William M. Plater Civic Engagement Medallion
IUPUI recognizes graduating students who have shown exemplary commitment to their communities.
The William M. Plater Civic Engagement Medallion was established in 2006 to honor graduates who have excelled in their commitment to the community through activities such as service learning, volunteerism, community/social issue advocacy, community work-study, and political engagement.
Congratulations to the 2016 William M. Plater Medallion recipients.
Application Requirements and Materials
AccordionApplicants for the Plater Civic Engagement Medallion are undergraduate, masters or doctorate students who will receive their respective degrees by August 2016. Students completing their degree requirements in December of 2015 are also eligible to apply.
In alignment with IUPUI’s mission, the William M. Plater Civic Engagement Medallion has been established to recognize students who have demonstrated exemplary commitment to their communities during their years as an IUPUI student. The medallion is named in honor of IUPUI’s former Executive Vice Chancellor and Dean of the Faculties from 1988 to 2006, Dr. William Plater, a strong advocate of civic engagement during his career.

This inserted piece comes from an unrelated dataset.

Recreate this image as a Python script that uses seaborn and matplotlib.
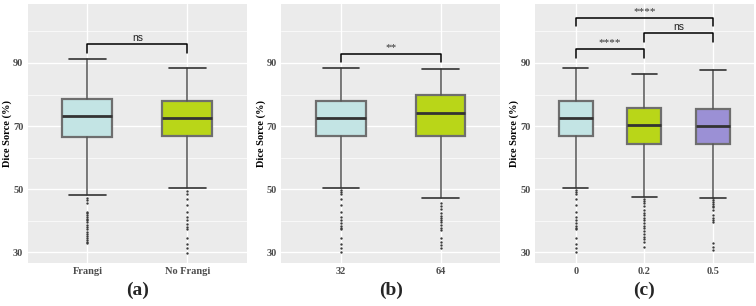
import numpy as np
import pandas as pd
import matplotlib
matplotlib.use("Agg")
import matplotlib.pyplot as plt
import seaborn as sns

# Data
# panel (a)
a_labels = ["Frangi", "No Frangi"]
a_q1 = [66.4, 66.9]
a_med = [73.3, 72.5]
a_q3 = [78.7, 78.1]
a_lo = [48.2, 50.5]
a_hi = [91.3, 88.4]
a_out = [
    [47.2, 46.5, 45.6, 42.8, 42.3, 41.8, 41.2, 40.6, 40.1, 39.5, 38.6, 38.0,
     37.4, 36.5, 35.9, 35.2, 34.6, 34.0, 33.4, 32.8],
    [49.5, 48.4, 46.9, 45.0, 42.9, 41.3, 40.3, 38.9, 38.1, 37.4, 34.6, 32.5,
     31.3, 29.9],
]

# panel (b)
b_labels = ["32", "64"]
b_q1 = [66.9, 66.8]
b_med = [72.5, 74.2]
b_q3 = [78.1, 79.8]
b_lo = [50.5, 47.1]
b_hi = [88.4, 88.2]
b_out = [
    [49.8, 49.0, 48.4, 46.9, 45.0, 42.9, 41.3, 40.3, 39.2, 38.4, 37.8, 37.4,
     34.6, 32.5, 31.3, 30.2],
    [45.6, 44.8, 43.7, 42.4, 41.6, 40.8, 40.3, 39.5, 38.5, 37.8, 37.0, 34.6,
     33.2, 32.4, 31.3],
]

# panel (c)
c_labels = ["0", "0.2", "0.5"]
c_q1 = [66.9, 64.3, 64.2]
c_med = [72.5, 70.2, 70.1]
c_q3 = [78.1, 75.6, 75.5]
c_lo = [50.5, 47.6, 47.3]
c_hi = [88.4, 86.4, 87.7]
c_out = [
    [49.8, 49.0, 48.4, 46.9, 45.0, 42.9, 41.3, 40.3, 39.2, 38.4, 37.8, 37.4,
     34.6, 32.5, 31.3, 30.2],
    [46.9, 46.2, 45.5, 44.8, 43.4, 42.6, 41.8, 41.0, 40.3, 39.2, 38.4, 37.6,
     36.8, 35.7, 34.9, 34.1, 33.4, 31.8],
    [47.1, 46.6, 46.0, 45.4, 44.8, 44.2, 43.4, 41.8, 41.0, 40.3, 39.5, 32.9,
     31.8, 30.7],
]

# significance brackets: (left, right, bar height, label)
a_sig = [(0, 1, 96.0, "ns")]
b_sig = [(0, 1, 93.0, "**")]
c_sig = [(0, 1, 94.4, "****"), (1, 2, 99.4, "ns"), (0, 2, 104.4, "****")]

fills = ["#C3E4E4", "#B9D618", "#9B90D5"]

sns.set_theme(style="darkgrid", rc={
    "axes.facecolor": "#EBEBEB",
    "grid.color": "white",
    "axes.edgecolor": "#EBEBEB",
})
plt.rcParams['font.family'] = ['Liberation Serif', 'DejaVu Serif']

fig = plt.figure(figsize=(7.56, 3.06), dpi=100)
H = 306.0
W = 756.0
ax_a = fig.add_axes([27.5 / W, 1 - 263.3 / H, 219.8 / W, 259.3 / H])
ax_b = fig.add_axes([281.3 / W, 1 - 263.3 / H, 219.0 / W, 259.3 / H])
ax_c = fig.add_axes([534.7 / W, 1 - 263.3 / H, 219.3 / W, 259.3 / H])


def draw_panel(ax, labels, q1, med, q3, lo, hi, outs, sig, tag):
    n = len(labels)
    stats = []
    for i in range(n):
        stats.append(dict(label=labels[i], q1=q1[i], med=med[i], q3=q3[i],
                          whislo=lo[i], whishi=hi[i], fliers=[]))
    bp = ax.bxp(stats, positions=range(n), widths=0.5, capwidths=0.37,
                patch_artist=True, showfliers=False, zorder=3,
                boxprops=dict(edgecolor="#6E6E6E", linewidth=1.6),
                whiskerprops=dict(color="#555555", linewidth=1.1),
                capprops=dict(color="#333333", linewidth=1.2),
                medianprops=dict(color="#333333", linewidth=2.0))
    for patch, col in zip(bp["boxes"], fills):
        patch.set_facecolor(col)

    # outliers via seaborn on the same categorical positions
    rows = []
    for lab, vals in zip(labels, outs):
        for v in vals:
            rows.append({"group": lab, "value": v})
    df = pd.DataFrame(rows)
    sns.stripplot(data=df, x="group", y="value", order=labels, jitter=False,
                  color="#3A3A3A", size=1.7, linewidth=0, ax=ax, zorder=4)

    for x1, x2, yb, txt in sig:
        ax.plot([x1, x1, x2, x2], [yb - 2.8, yb, yb, yb - 2.8],
                color="black", linewidth=1.1, zorder=5)
        if txt == "ns":
            ax.text((x1 + x2) / 2, yb + 0.4, txt, ha="center", va="bottom",
                    fontsize=7.5, family="Liberation Sans", color="#222222")
        else:
            ax.text((x1 + x2) / 2, yb + 0.6, txt, ha="center", va="bottom",
                    fontsize=8, color="#333333")

    ax.set_xlim(-0.6, n - 0.4)
    ax.set_ylim(26.5, 108.7)
    ax.set_xticks(range(n))
    ax.set_xticklabels(labels)
    ax.set_yticks([30, 50, 70, 90])
    ax.set_yticks([40, 60, 80, 100], minor=True)
    ax.grid(True, which="major", color="white", linewidth=1.0)
    ax.grid(True, which="minor", axis="y", color="white", linewidth=0.5)
    ax.tick_params(axis="both", which="major", length=2, width=0.7,
                   color="#444444", labelsize=7.5, labelcolor="#4D4D4D",
                   pad=1)
    ax.tick_params(axis="both", which="minor", length=0)
    for lab in ax.get_xticklabels() + ax.get_yticklabels():
        lab.set_fontweight("bold")
    ax.set_xlabel("")
    ax.set_ylabel("Dice Sorce (%)", fontsize=7.5, fontweight="bold",
                  color="black")
    pos = ax.get_position()
    ax.yaxis.set_label_coords(-15.5 / (pos.width * W), 0.5)
    for s in ax.spines.values():
        s.set_visible(False)
    fig.text(pos.x0 + pos.width / 2, 1 - 290 / H, tag, ha="center",
             va="center", fontsize=14, fontweight="bold")


draw_panel(ax_a, a_labels, a_q1, a_med, a_q3, a_lo, a_hi, a_out, a_sig, "(a)")
draw_panel(ax_b, b_labels, b_q1, b_med, b_q3, b_lo, b_hi, b_out, b_sig, "(b)")
draw_panel(ax_c, c_labels, c_q1, c_med, c_q3, c_lo, c_hi, c_out, c_sig, "(c)")

fig.savefig("out.png", dpi=100, facecolor="white")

Students who are awarded the William M. Plater Civic Engagement Medallion will have exhibited personal development, intellectual growth, and positive community impact as a result of their civic engagement experiences. Recipients are expected to have engaged in a variety of activities demonstrating depth and diversity of commitment in serving their communities, while making a significant investment to at least one community experience over time.
What is Civic Engagement?
Civic engagement is defined as active collaboration that builds on the resources, skills, expertise, and knowledge of the campus and community to improve the quality of life in communities in a manner consistent with the campus mission. Examples of civic engagement experiences could include volunteer service at a non-profit agency, participation in a service learning course, contribution of voluntary work on a political campaign, advocacy on specific social issues, involvement with a faculty member on a community-based research project, or employment in a community work-study position.